● **DIRECTIONS FOR THIS TASK**: Write out the material again exactly, please, and omit the pictures.

● **MATERIALS PROVIDED**:
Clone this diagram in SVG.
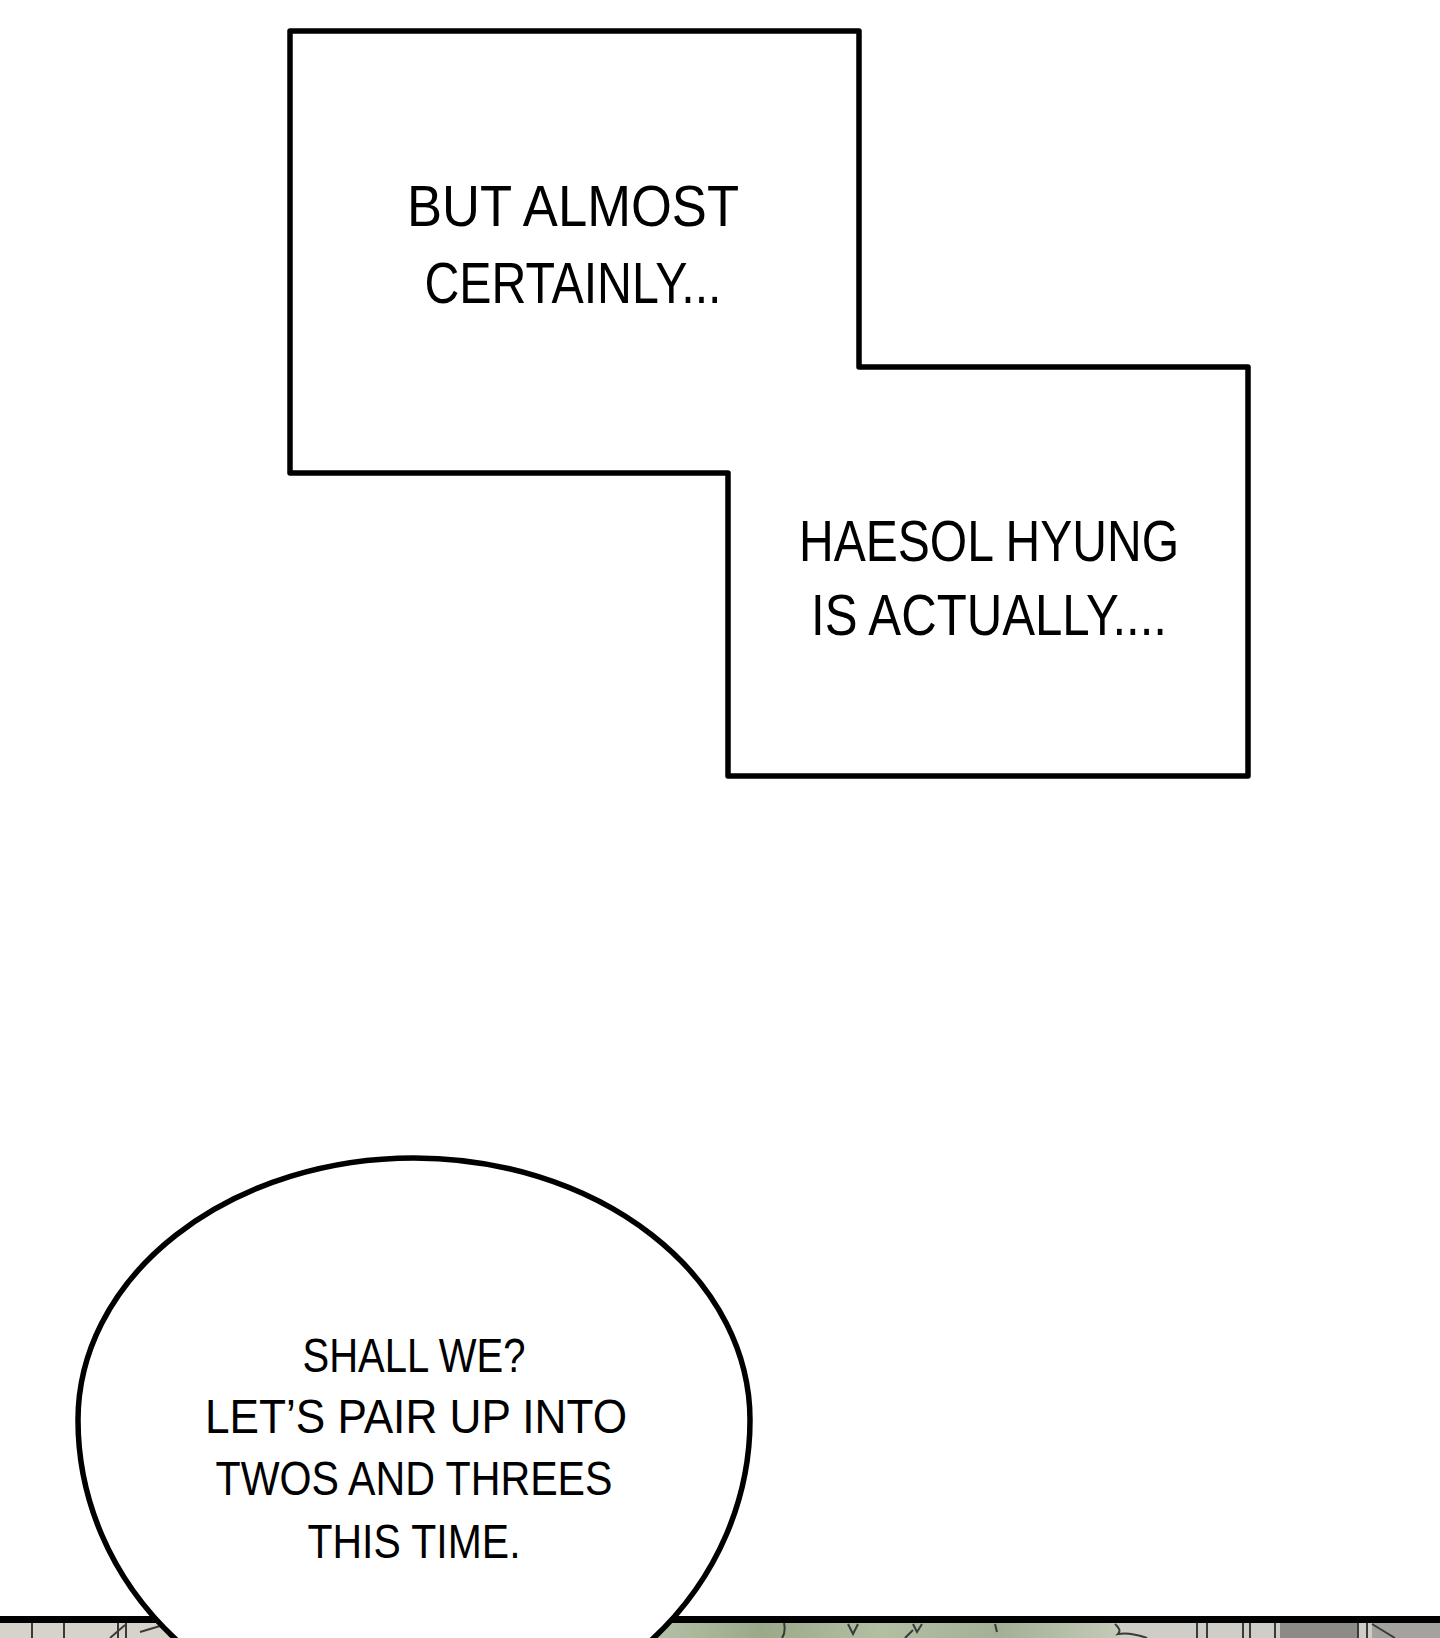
<svg xmlns="http://www.w3.org/2000/svg" width="1440" height="1638" viewBox="0 0 1440 1638">
  <style>
    .outline { fill: #ffffff; stroke: #000000; stroke-width: 5.5; stroke-linejoin: round; }
    .txt { font-family: "Liberation Sans", "DejaVu Sans", sans-serif; fill: #000000; text-anchor: middle; }
    .box { font-size: 57px; }
    .bub { font-size: 48px; }
  </style>
  <defs>
    <linearGradient id="foliage" x1="0" y1="0" x2="1" y2="0">
      <stop offset="0" stop-color="#b9c4ab"/>
      <stop offset="0.25" stop-color="#9aa98a"/>
      <stop offset="0.5" stop-color="#b3bfa3"/>
      <stop offset="0.75" stop-color="#a4b095"/>
      <stop offset="1" stop-color="#c4cbb8"/>
    </linearGradient>
  </defs>
  <rect x="0" y="0" width="1440" height="1638" fill="#ffffff"/>

  <!-- bottom panel strip -->
  <g id="bottom-panel">
    <rect x="0" y="1622" width="1440" height="16" fill="#d6d4ca"/>
    <rect x="640" y="1622" width="480" height="16" fill="url(#foliage)"/>
    <rect x="1120" y="1622" width="320" height="16" fill="#cfcdc7"/>
    <rect x="1280" y="1622" width="78" height="16" fill="#8c8b88"/>
    <rect x="1372" y="1622" width="68" height="16" fill="#a3a29f"/>
    <g stroke="#3a3a38" stroke-width="2" fill="none">
      <line x1="32" y1="1622" x2="32" y2="1638"/>
      <line x1="64" y1="1622" x2="64" y2="1638"/>
      <line x1="118" y1="1622" x2="118" y2="1638"/>
      <line x1="126" y1="1622" x2="126" y2="1638"/>
      <line x1="110" y1="1638" x2="125" y2="1625"/>
      <line x1="140" y1="1632" x2="160" y2="1626"/>
      <line x1="1197" y1="1622" x2="1197" y2="1638"/>
      <line x1="1207" y1="1622" x2="1207" y2="1638"/>
      <line x1="1243" y1="1622" x2="1243" y2="1638"/>
      <line x1="1250" y1="1622" x2="1250" y2="1638"/>
      <line x1="1275" y1="1622" x2="1275" y2="1638"/>
      <line x1="1358" y1="1622" x2="1358" y2="1638"/>
      <line x1="1367" y1="1622" x2="1367" y2="1638"/>
      <line x1="1372" y1="1624" x2="1395" y2="1638"/>
      <path d="M784,1623 Q786,1632 782,1638"/>
      <path d="M848,1624 L853,1634 L858,1624"/>
      <path d="M913,1624 L917,1632 L922,1624 M905,1638 L913,1630"/>
      <path d="M995,1624 L997,1632"/>
      <path d="M1115,1624 Q1122,1630 1118,1634 Q1130,1632 1147,1638"/>
    </g>
    <rect x="0" y="1616" width="1440" height="7" fill="#000000"/>
  </g>

  <!-- stepped caption boxes -->
  <g id="caption-boxes">
    <path class="outline" d="M290,31 H859 V367 H1248 V776 H728 V473 H290 Z"/>
  </g>
  <g id="caption-1">
    <text class="txt box" x="573" y="226" textLength="332" lengthAdjust="spacingAndGlyphs">BUT ALMOST</text>
    <text class="txt box" x="573" y="303" textLength="297" lengthAdjust="spacingAndGlyphs">CERTAINLY...</text>
  </g>
  <g id="caption-2">
    <text class="txt box" x="989" y="561" textLength="380" lengthAdjust="spacingAndGlyphs">HAESOL HYUNG</text>
    <text class="txt box" x="989" y="635" textLength="356" lengthAdjust="spacingAndGlyphs">IS ACTUALLY....</text>
  </g>

  <!-- speech bubble -->
  <g id="speech-bubble">
    <path class="outline" d="M78,1420 A336,262 0 0 1 750,1420 A336,311 0 0 1 78,1420 Z"/>
    <text class="txt bub" x="414" y="1372" textLength="223" lengthAdjust="spacingAndGlyphs">SHALL WE?</text>
    <text class="txt bub" x="416" y="1433" textLength="422" lengthAdjust="spacingAndGlyphs">LET’S PAIR UP INTO</text>
    <text class="txt bub" x="414" y="1495" textLength="397" lengthAdjust="spacingAndGlyphs">TWOS AND THREES</text>
    <text class="txt bub" x="414" y="1558" textLength="213" lengthAdjust="spacingAndGlyphs">THIS TIME.</text>
  </g>

  <g id="connectors"></g>
</svg>
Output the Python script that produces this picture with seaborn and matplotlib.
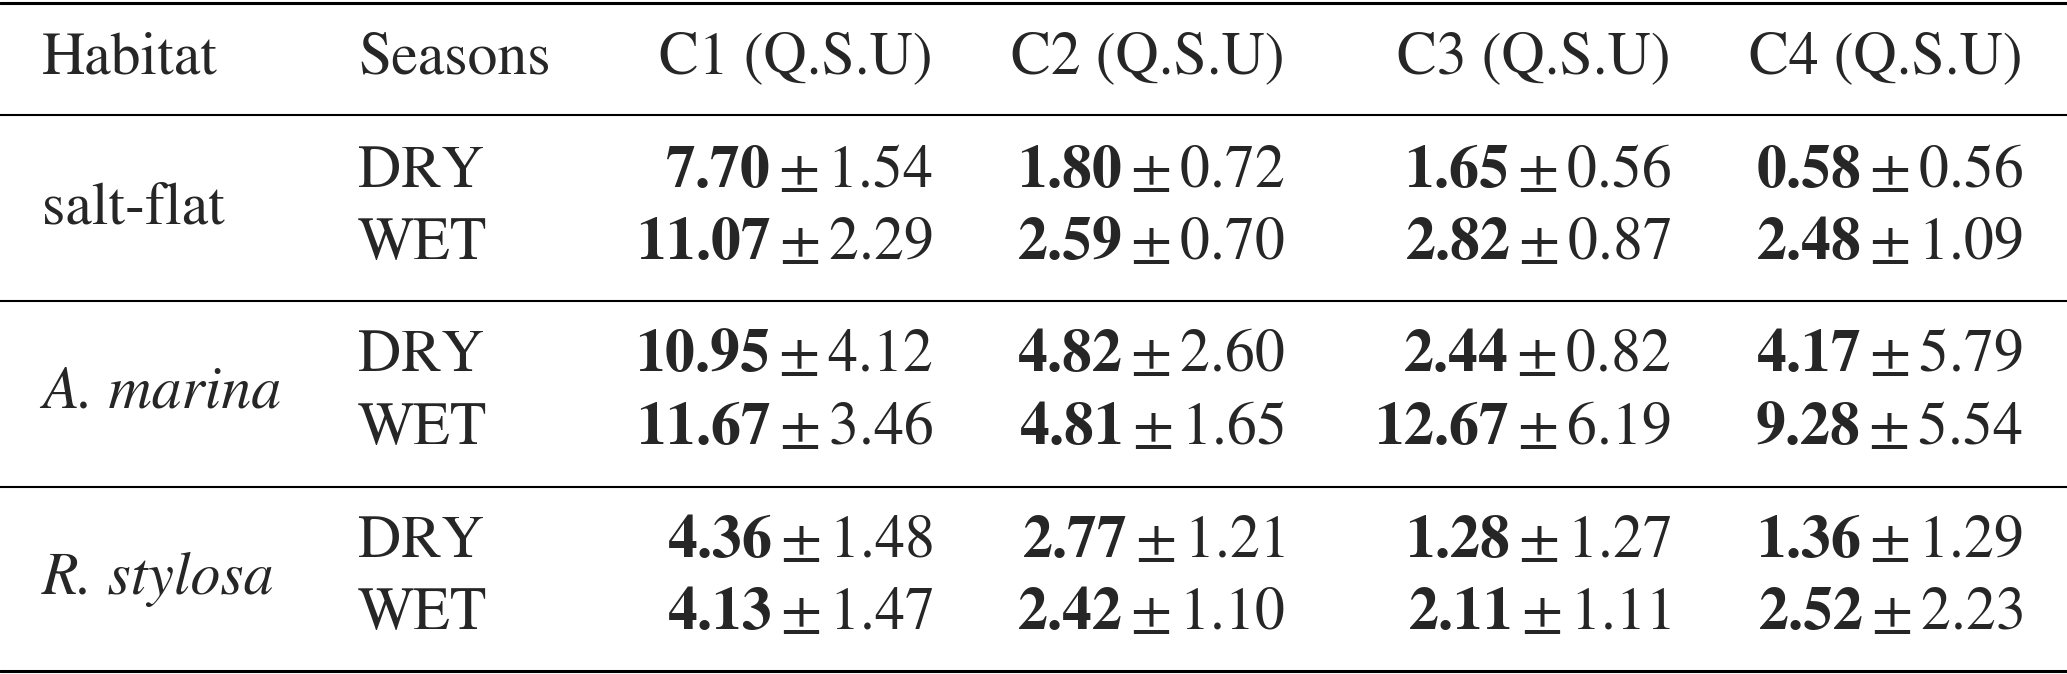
import pandas as pd
import matplotlib.pyplot as plt
import seaborn as sns

# Datos de la tabla
habitats = ['salt-flat', 'A. marina', 'R. stylosa']
habitat_italic = [False, True, True]
seasons = ['DRY', 'WET']
columns = ['C1 (Q.S.U)', 'C2 (Q.S.U)', 'C3 (Q.S.U)', 'C4 (Q.S.U)']

c1_mean = [7.70, 11.07, 10.95, 11.67, 4.36, 4.13]
c1_sd = [1.54, 2.29, 4.12, 3.46, 1.48, 1.47]
c2_mean = [1.80, 2.59, 4.82, 4.81, 2.77, 2.42]
c2_sd = [0.72, 0.70, 2.60, 1.65, 1.21, 1.10]
c3_mean = [1.65, 2.82, 2.44, 12.67, 1.28, 2.11]
c3_sd = [0.56, 0.87, 0.82, 6.19, 1.27, 1.11]
c4_mean = [0.58, 2.48, 4.17, 9.28, 1.36, 2.52]
c4_sd = [0.56, 1.09, 5.79, 5.54, 1.29, 2.23]

df = pd.DataFrame({
    'habitat': [h for h in habitats for _ in seasons],
    'season': seasons * len(habitats),
    'c1_mean': c1_mean, 'c1_sd': c1_sd,
    'c2_mean': c2_mean, 'c2_sd': c2_sd,
    'c3_mean': c3_mean, 'c3_sd': c3_sd,
    'c4_mean': c4_mean, 'c4_sd': c4_sd,
})

sns.set_theme(style='white')
plt.rcParams['font.family'] = ['STIXGeneral', 'DejaVu Serif']
plt.rcParams['mathtext.fontset'] = 'stix'

W, H = 2067, 674
fig = plt.figure(figsize=(W / 100, H / 100), dpi=100)
ax = fig.add_axes([0, 0, 1, 1])
ax.set_xlim(0, W)
ax.set_ylim(H, 0)
ax.axis('off')

fs = 43

# layout en pixeles (baselines)
x_hab = 42
x_season = 358
x_cols = [933, 1285, 1671, 2023]
y_head = 73
y_rows = [187, 259, 371, 444, 557, 629]
y_hab = [223, 408, 594]
y_rules = [2.5, 115, 301, 487, 671]
rule_w = [2.2, 1.5, 1.5, 1.5, 2.2]

for y, lw in zip(y_rules, rule_w):
    ax.axhline(y, color='black', lw=lw)

ax.text(x_hab, y_head, 'Habitat', fontsize=fs, va='baseline', ha='left')
ax.text(x_season, y_head, 'Seasons', fontsize=fs, va='baseline', ha='left')
for x, c in zip(x_cols, columns):
    ax.text(x, y_head, c, fontsize=fs, va='baseline', ha='right')

for h, it, y in zip(habitats, habitat_italic, y_hab):
    ax.text(x_hab, y, h, fontsize=fs, va='baseline', ha='left',
            fontstyle='italic' if it else 'normal')

for r, row in df.iterrows():
    y = y_rows[r]
    ax.text(x_season, y, row['season'], fontsize=fs, va='baseline', ha='left')
    for k, x in enumerate(x_cols, start=1):
        m = row[f'c{k}_mean']
        s = row[f'c{k}_sd']
        ax.text(x, y, rf'$\mathbf{{{m:.2f}}}\pm{s:.2f}$', fontsize=fs,
                va='baseline', ha='right')

plt.savefig('out.png', dpi=100)
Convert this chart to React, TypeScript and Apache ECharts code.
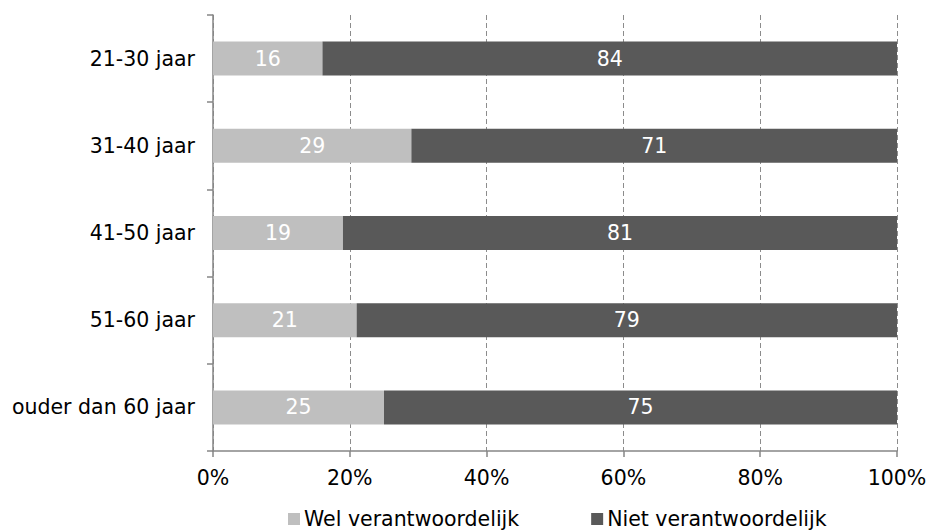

● **TASK SOLUTION**:
Clone this diagram in SVG.
<svg xmlns="http://www.w3.org/2000/svg" width="1440" height="1638" viewBox="0 0 1440 1638">
  <style>
    .outline { fill: #ffffff; stroke: #000000; stroke-width: 5.5; stroke-linejoin: round; }
    .txt { font-family: "Liberation Sans", "DejaVu Sans", sans-serif; fill: #000000; text-anchor: middle; }
    .box { font-size: 57px; }
    .bub { font-size: 48px; }
  </style>
  <defs>
    <linearGradient id="foliage" x1="0" y1="0" x2="1" y2="0">
      <stop offset="0" stop-color="#b9c4ab"/>
      <stop offset="0.25" stop-color="#9aa98a"/>
      <stop offset="0.5" stop-color="#b3bfa3"/>
      <stop offset="0.75" stop-color="#a4b095"/>
      <stop offset="1" stop-color="#c4cbb8"/>
    </linearGradient>
  </defs>
  <rect x="0" y="0" width="1440" height="1638" fill="#ffffff"/>

  <!-- bottom panel strip -->
  <g id="bottom-panel">
    <rect x="0" y="1622" width="1440" height="16" fill="#d6d4ca"/>
    <rect x="640" y="1622" width="480" height="16" fill="url(#foliage)"/>
    <rect x="1120" y="1622" width="320" height="16" fill="#cfcdc7"/>
    <rect x="1280" y="1622" width="78" height="16" fill="#8c8b88"/>
    <rect x="1372" y="1622" width="68" height="16" fill="#a3a29f"/>
    <g stroke="#3a3a38" stroke-width="2" fill="none">
      <line x1="32" y1="1622" x2="32" y2="1638"/>
      <line x1="64" y1="1622" x2="64" y2="1638"/>
      <line x1="118" y1="1622" x2="118" y2="1638"/>
      <line x1="126" y1="1622" x2="126" y2="1638"/>
      <line x1="110" y1="1638" x2="125" y2="1625"/>
      <line x1="140" y1="1632" x2="160" y2="1626"/>
      <line x1="1197" y1="1622" x2="1197" y2="1638"/>
      <line x1="1207" y1="1622" x2="1207" y2="1638"/>
      <line x1="1243" y1="1622" x2="1243" y2="1638"/>
      <line x1="1250" y1="1622" x2="1250" y2="1638"/>
      <line x1="1275" y1="1622" x2="1275" y2="1638"/>
      <line x1="1358" y1="1622" x2="1358" y2="1638"/>
      <line x1="1367" y1="1622" x2="1367" y2="1638"/>
      <line x1="1372" y1="1624" x2="1395" y2="1638"/>
      <path d="M784,1623 Q786,1632 782,1638"/>
      <path d="M848,1624 L853,1634 L858,1624"/>
      <path d="M913,1624 L917,1632 L922,1624 M905,1638 L913,1630"/>
      <path d="M995,1624 L997,1632"/>
      <path d="M1115,1624 Q1122,1630 1118,1634 Q1130,1632 1147,1638"/>
    </g>
    <rect x="0" y="1616" width="1440" height="7" fill="#000000"/>
  </g>

  <!-- stepped caption boxes -->
  <g id="caption-boxes">
    <path class="outline" d="M290,31 H859 V367 H1248 V776 H728 V473 H290 Z"/>
  </g>
  <g id="caption-1">
    <text class="txt box" x="573" y="226" textLength="332" lengthAdjust="spacingAndGlyphs">BUT ALMOST</text>
    <text class="txt box" x="573" y="303" textLength="297" lengthAdjust="spacingAndGlyphs">CERTAINLY...</text>
  </g>
  <g id="caption-2">
    <text class="txt box" x="989" y="561" textLength="380" lengthAdjust="spacingAndGlyphs">HAESOL HYUNG</text>
    <text class="txt box" x="989" y="635" textLength="356" lengthAdjust="spacingAndGlyphs">IS ACTUALLY....</text>
  </g>

  <!-- speech bubble -->
  <g id="speech-bubble">
    <path class="outline" d="M78,1420 A336,262 0 0 1 750,1420 A336,311 0 0 1 78,1420 Z"/>
    <text class="txt bub" x="414" y="1372" textLength="223" lengthAdjust="spacingAndGlyphs">SHALL WE?</text>
    <text class="txt bub" x="416" y="1433" textLength="422" lengthAdjust="spacingAndGlyphs">LET’S PAIR UP INTO</text>
    <text class="txt bub" x="414" y="1495" textLength="397" lengthAdjust="spacingAndGlyphs">TWOS AND THREES</text>
    <text class="txt bub" x="414" y="1558" textLength="213" lengthAdjust="spacingAndGlyphs">THIS TIME.</text>
  </g>

  <g id="connectors"></g>
</svg>
Output the Python script that produces this picture with seaborn and matplotlib.
import pandas as pd
import matplotlib.pyplot as plt
import seaborn as sns

# Datos de la tabla
habitats = ['salt-flat', 'A. marina', 'R. stylosa']
habitat_italic = [False, True, True]
seasons = ['DRY', 'WET']
columns = ['C1 (Q.S.U)', 'C2 (Q.S.U)', 'C3 (Q.S.U)', 'C4 (Q.S.U)']

c1_mean = [7.70, 11.07, 10.95, 11.67, 4.36, 4.13]
c1_sd = [1.54, 2.29, 4.12, 3.46, 1.48, 1.47]
c2_mean = [1.80, 2.59, 4.82, 4.81, 2.77, 2.42]
c2_sd = [0.72, 0.70, 2.60, 1.65, 1.21, 1.10]
c3_mean = [1.65, 2.82, 2.44, 12.67, 1.28, 2.11]
c3_sd = [0.56, 0.87, 0.82, 6.19, 1.27, 1.11]
c4_mean = [0.58, 2.48, 4.17, 9.28, 1.36, 2.52]
c4_sd = [0.56, 1.09, 5.79, 5.54, 1.29, 2.23]

df = pd.DataFrame({
    'habitat': [h for h in habitats for _ in seasons],
    'season': seasons * len(habitats),
    'c1_mean': c1_mean, 'c1_sd': c1_sd,
    'c2_mean': c2_mean, 'c2_sd': c2_sd,
    'c3_mean': c3_mean, 'c3_sd': c3_sd,
    'c4_mean': c4_mean, 'c4_sd': c4_sd,
})

sns.set_theme(style='white')
plt.rcParams['font.family'] = ['STIXGeneral', 'DejaVu Serif']
plt.rcParams['mathtext.fontset'] = 'stix'

W, H = 2067, 674
fig = plt.figure(figsize=(W / 100, H / 100), dpi=100)
ax = fig.add_axes([0, 0, 1, 1])
ax.set_xlim(0, W)
ax.set_ylim(H, 0)
ax.axis('off')

fs = 43

# layout en pixeles (baselines)
x_hab = 42
x_season = 358
x_cols = [933, 1285, 1671, 2023]
y_head = 73
y_rows = [187, 259, 371, 444, 557, 629]
y_hab = [223, 408, 594]
y_rules = [2.5, 115, 301, 487, 671]
rule_w = [2.2, 1.5, 1.5, 1.5, 2.2]

for y, lw in zip(y_rules, rule_w):
    ax.axhline(y, color='black', lw=lw)

ax.text(x_hab, y_head, 'Habitat', fontsize=fs, va='baseline', ha='left')
ax.text(x_season, y_head, 'Seasons', fontsize=fs, va='baseline', ha='left')
for x, c in zip(x_cols, columns):
    ax.text(x, y_head, c, fontsize=fs, va='baseline', ha='right')

for h, it, y in zip(habitats, habitat_italic, y_hab):
    ax.text(x_hab, y, h, fontsize=fs, va='baseline', ha='left',
            fontstyle='italic' if it else 'normal')

for r, row in df.iterrows():
    y = y_rows[r]
    ax.text(x_season, y, row['season'], fontsize=fs, va='baseline', ha='left')
    for k, x in enumerate(x_cols, start=1):
        m = row[f'c{k}_mean']
        s = row[f'c{k}_sd']
        ax.text(x, y, rf'$\mathbf{{{m:.2f}}}\pm{s:.2f}$', fontsize=fs,
                va='baseline', ha='right')

plt.savefig('out.png', dpi=100)
Convert this chart to React, TypeScript and Apache ECharts code.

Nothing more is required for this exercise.